Notably, Option One’s alleged letter of January 31 notified the Teccas that the February 16 sale would take place because they had breached the forbearance agreement, not the original note.
Washington State already affords purchasers broader protections than many other states by providing a conclusive presumption of compliance in favor of bona fide purchasers in all aspects of foreclosure. Grant Nelson & Dale Whitman, Reforming Foreclosure: The Uniform Nonjudicial Foreclosure Act, 53 Duke L.J. 1399, 1505 (2004).
The forbearance agreement appears to permit indefinite continuances. See CP at 467 (“Lender shall retain the right to continually postpone the foreclosure . . . But a contract that conflicts with statutory requirements is unenforceable as a matter of law. Pierce County v. State, 144 Wn. App. 783, 841, 185 P.3d 594 (2008). Regardless of the terms in the agreement, Premier did not have the authority to continue the sale beyond the 120-day statutory limit.

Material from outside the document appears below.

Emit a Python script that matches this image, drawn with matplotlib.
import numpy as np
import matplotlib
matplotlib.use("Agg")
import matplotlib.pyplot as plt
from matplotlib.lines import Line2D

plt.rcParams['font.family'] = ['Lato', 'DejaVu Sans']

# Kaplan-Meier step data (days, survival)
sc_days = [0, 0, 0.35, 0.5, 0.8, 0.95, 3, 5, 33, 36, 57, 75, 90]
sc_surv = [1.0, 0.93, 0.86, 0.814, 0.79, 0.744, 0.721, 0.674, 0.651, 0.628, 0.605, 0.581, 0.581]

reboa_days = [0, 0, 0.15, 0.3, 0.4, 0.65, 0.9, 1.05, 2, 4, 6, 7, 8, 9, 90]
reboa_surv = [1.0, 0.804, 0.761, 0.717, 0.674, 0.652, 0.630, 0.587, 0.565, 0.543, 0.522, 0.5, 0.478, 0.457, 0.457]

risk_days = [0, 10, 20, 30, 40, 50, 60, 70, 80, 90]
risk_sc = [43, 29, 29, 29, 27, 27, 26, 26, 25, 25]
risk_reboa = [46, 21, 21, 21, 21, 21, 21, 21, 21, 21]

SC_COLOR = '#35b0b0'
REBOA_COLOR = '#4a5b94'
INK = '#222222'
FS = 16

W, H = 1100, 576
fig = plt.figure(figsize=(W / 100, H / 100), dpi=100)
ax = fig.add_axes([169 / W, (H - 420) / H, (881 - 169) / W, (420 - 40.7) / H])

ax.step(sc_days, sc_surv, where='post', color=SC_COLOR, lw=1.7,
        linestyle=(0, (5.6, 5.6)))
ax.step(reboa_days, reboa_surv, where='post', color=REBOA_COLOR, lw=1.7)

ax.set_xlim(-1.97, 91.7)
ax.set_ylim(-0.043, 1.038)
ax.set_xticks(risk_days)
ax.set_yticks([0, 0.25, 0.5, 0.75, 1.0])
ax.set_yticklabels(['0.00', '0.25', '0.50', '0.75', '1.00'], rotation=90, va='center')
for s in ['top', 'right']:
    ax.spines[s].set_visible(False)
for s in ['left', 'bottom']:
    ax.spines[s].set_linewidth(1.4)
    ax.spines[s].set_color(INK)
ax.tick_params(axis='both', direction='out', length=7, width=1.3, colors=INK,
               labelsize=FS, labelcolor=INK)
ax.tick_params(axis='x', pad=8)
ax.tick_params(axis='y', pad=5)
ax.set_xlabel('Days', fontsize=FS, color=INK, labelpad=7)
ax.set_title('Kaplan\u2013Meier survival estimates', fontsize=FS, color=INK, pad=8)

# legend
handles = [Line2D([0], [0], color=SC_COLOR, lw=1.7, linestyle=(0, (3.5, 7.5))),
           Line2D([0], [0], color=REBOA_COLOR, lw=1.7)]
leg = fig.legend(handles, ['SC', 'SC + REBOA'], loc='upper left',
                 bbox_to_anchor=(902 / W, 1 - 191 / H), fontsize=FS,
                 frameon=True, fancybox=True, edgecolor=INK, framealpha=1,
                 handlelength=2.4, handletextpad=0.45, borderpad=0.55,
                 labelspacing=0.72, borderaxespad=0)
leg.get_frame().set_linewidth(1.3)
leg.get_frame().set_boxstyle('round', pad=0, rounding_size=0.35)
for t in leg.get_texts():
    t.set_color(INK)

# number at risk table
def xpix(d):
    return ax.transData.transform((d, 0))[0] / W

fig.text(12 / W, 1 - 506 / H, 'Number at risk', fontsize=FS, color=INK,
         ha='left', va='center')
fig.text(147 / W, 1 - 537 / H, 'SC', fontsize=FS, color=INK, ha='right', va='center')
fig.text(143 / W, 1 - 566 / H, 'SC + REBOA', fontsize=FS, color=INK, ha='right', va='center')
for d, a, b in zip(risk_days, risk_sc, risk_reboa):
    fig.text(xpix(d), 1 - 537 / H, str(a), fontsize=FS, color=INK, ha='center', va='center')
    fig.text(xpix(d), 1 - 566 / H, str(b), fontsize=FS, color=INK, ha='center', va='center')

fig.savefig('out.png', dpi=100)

Because this procedural flaw renders the salevoid, we need not consider whether it is also void because the trustee failed to set forth facts in the deed showing the true status of the Teccas’ default, if any.

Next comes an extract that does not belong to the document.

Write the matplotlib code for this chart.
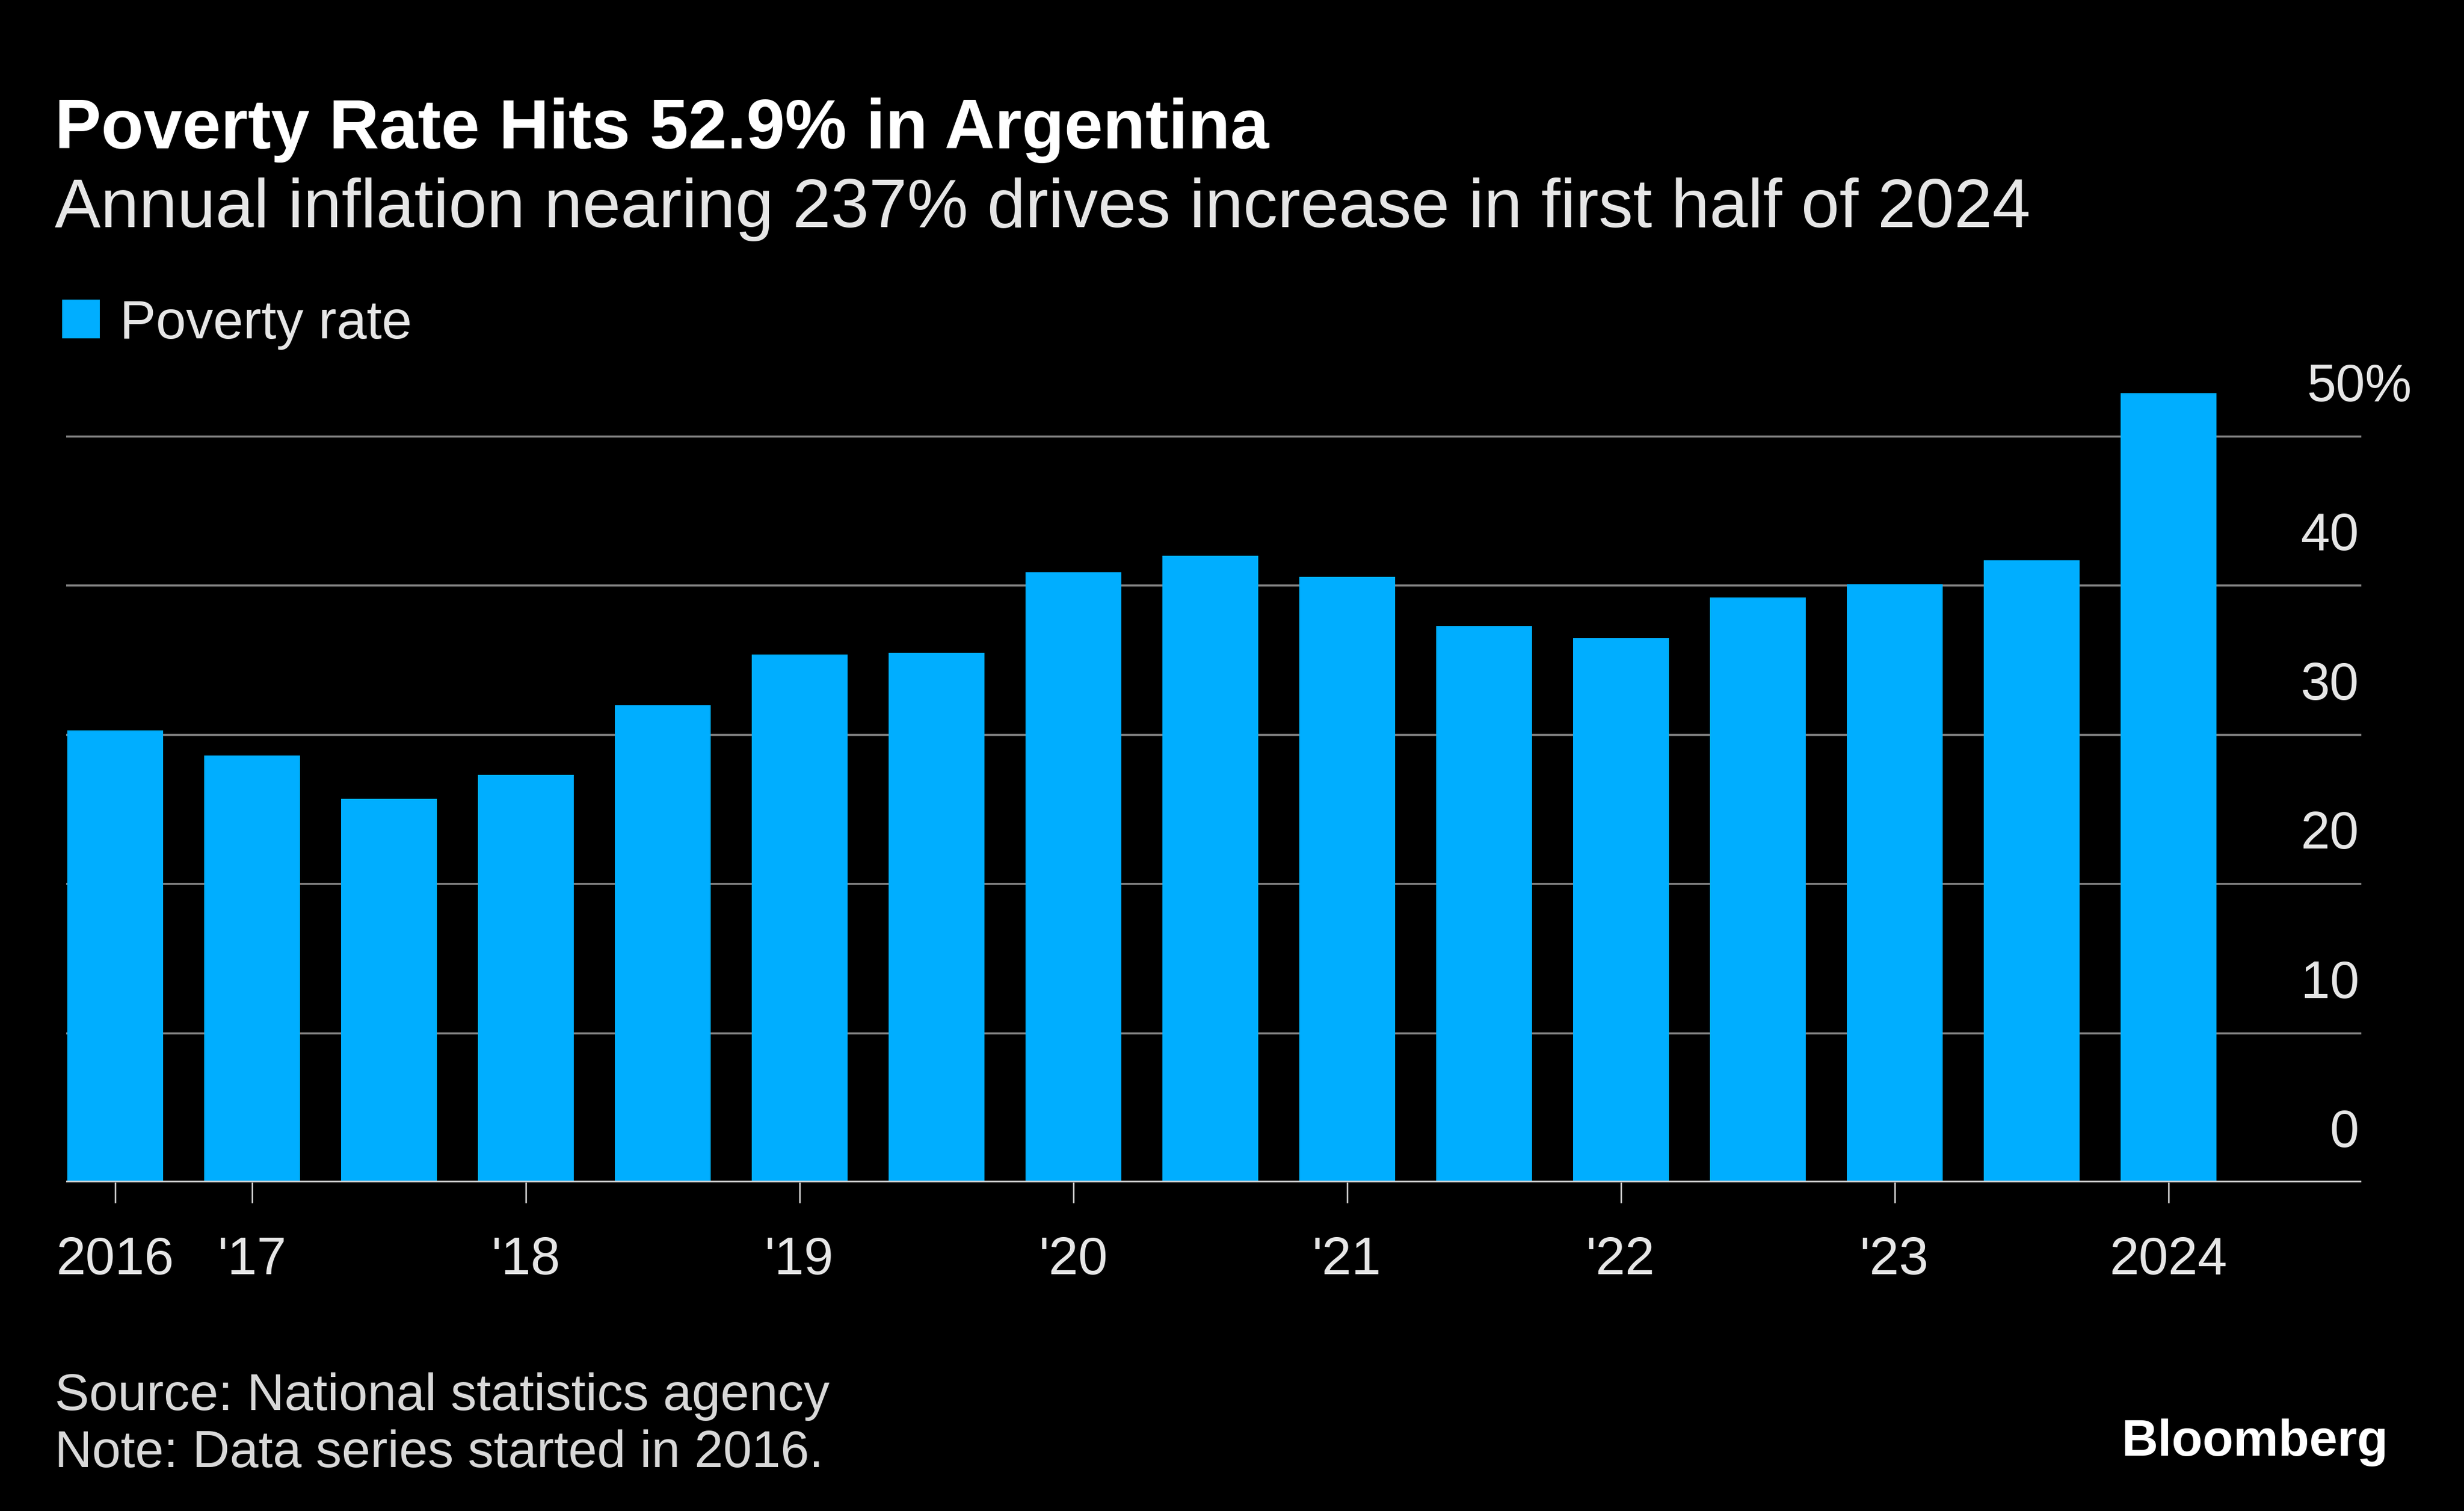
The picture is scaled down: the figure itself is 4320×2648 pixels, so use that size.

Albice/Teccas’ expert witness, a certified general appraiser in Washington State, testified that the property was worth $950,000 in February 2007. Karen Tecca stated in her declaration that the property had a value in excess of $750,000. Her estimate was based on a 2003 appraisal of the property at $607,000, assuming that it had substantially appreciated. In their brief, the Dickinsons argue that fair market value of the property was approximately $428,000. Based on this record, the purchase price was between 13-18 percent of its fair market value. In considering the bona fide purchaser issue, the disparity between what Dickinson paid and the true value of the property strongly supports our conclusion that Dickinson should have further investigated the sale. See Restatement (Third) of Property: Mortgages § 8.3 cmt. b (1997) (a court is generally warranted in invalidating a sale where the price is less than 20 percent of fair market value).
And $450,000 was probably already a significant underestimation of the property’s fair market value. Purchasers reasonably anticipate lower prices at a foreclosure sale because properties sold at a foreclosure auction are “simply worth less.” BFP, 511 U.S. at 539 (emphasis omitted).

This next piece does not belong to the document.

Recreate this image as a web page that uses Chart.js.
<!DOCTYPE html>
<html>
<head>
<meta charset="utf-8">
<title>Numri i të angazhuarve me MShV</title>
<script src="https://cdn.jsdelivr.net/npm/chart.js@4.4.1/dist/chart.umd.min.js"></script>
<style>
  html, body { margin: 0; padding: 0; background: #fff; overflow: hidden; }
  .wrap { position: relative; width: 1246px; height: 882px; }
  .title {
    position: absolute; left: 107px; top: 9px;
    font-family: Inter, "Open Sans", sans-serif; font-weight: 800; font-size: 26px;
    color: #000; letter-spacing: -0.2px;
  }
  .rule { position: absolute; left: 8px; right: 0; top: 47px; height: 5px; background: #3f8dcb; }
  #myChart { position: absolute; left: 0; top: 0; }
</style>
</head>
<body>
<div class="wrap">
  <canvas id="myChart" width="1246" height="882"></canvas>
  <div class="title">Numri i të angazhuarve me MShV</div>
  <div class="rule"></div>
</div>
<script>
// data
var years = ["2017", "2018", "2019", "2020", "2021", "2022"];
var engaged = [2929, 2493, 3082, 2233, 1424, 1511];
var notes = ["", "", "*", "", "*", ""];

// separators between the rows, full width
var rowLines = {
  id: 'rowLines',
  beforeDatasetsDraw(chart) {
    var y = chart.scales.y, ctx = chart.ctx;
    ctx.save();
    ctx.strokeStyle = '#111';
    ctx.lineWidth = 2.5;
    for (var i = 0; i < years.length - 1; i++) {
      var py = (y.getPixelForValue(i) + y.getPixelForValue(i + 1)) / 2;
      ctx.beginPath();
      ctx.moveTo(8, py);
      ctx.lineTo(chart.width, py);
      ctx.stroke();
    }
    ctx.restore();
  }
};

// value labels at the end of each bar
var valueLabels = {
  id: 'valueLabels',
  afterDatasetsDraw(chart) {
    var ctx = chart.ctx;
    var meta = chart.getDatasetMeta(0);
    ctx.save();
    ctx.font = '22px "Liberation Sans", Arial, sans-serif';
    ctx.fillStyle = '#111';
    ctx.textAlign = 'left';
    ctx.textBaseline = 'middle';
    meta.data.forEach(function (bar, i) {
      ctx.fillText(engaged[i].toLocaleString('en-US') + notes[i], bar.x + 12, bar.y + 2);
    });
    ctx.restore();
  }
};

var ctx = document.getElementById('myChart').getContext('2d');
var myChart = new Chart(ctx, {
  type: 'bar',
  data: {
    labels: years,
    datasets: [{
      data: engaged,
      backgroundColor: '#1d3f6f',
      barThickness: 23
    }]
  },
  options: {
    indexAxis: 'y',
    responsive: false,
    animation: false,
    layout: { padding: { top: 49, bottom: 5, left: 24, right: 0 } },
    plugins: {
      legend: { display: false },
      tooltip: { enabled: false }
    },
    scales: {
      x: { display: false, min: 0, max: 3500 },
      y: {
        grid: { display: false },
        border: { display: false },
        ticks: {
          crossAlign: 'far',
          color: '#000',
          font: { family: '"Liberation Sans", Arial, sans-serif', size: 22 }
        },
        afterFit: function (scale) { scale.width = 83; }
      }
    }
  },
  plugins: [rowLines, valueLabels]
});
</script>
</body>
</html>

To set aside a sale on the grounds of chilled bidding, the challenger to a sale must establish that bidding was actually suppressed with affirmative, factual evidence. Country Express Stores, 87 Wn. App. at 749. Albice/Teccas do not argue that the sale should be set aside on these grounds alone; rather, the chilled bidding is an additional unfair circumstance in support of setting aside the sale on the grounds of inadequate price. In this case, they need not prove actual suppression.
In addition to paying the default amount, the Teccas also needed to pay the expenses and costs incurred by the trustee. RCW 61.24.090(1)(b).
Under the forbearance agreement, the Teccas contracted to pay Option One. But it would be disingenuous to suggest that payment to Option One did not put Premier on notice of the Teccas’ attempt to cure the default. As noted above, Premier and Option One are closely affiliated, sharing access to the same loan information, including foreclosure payments. Lisa Clary, an Option One employee designated as Premier’s representative in this action, stated that she knew the Teccas’ final payment under the agreement was tendered late and rejected. Moreover, the signatory of the deed of trust, Kim Thome, was employed by Option One. Thus, Premier was on notice, either actual or constructive, that the Teccas tendered their final payment under the forbearance agreement.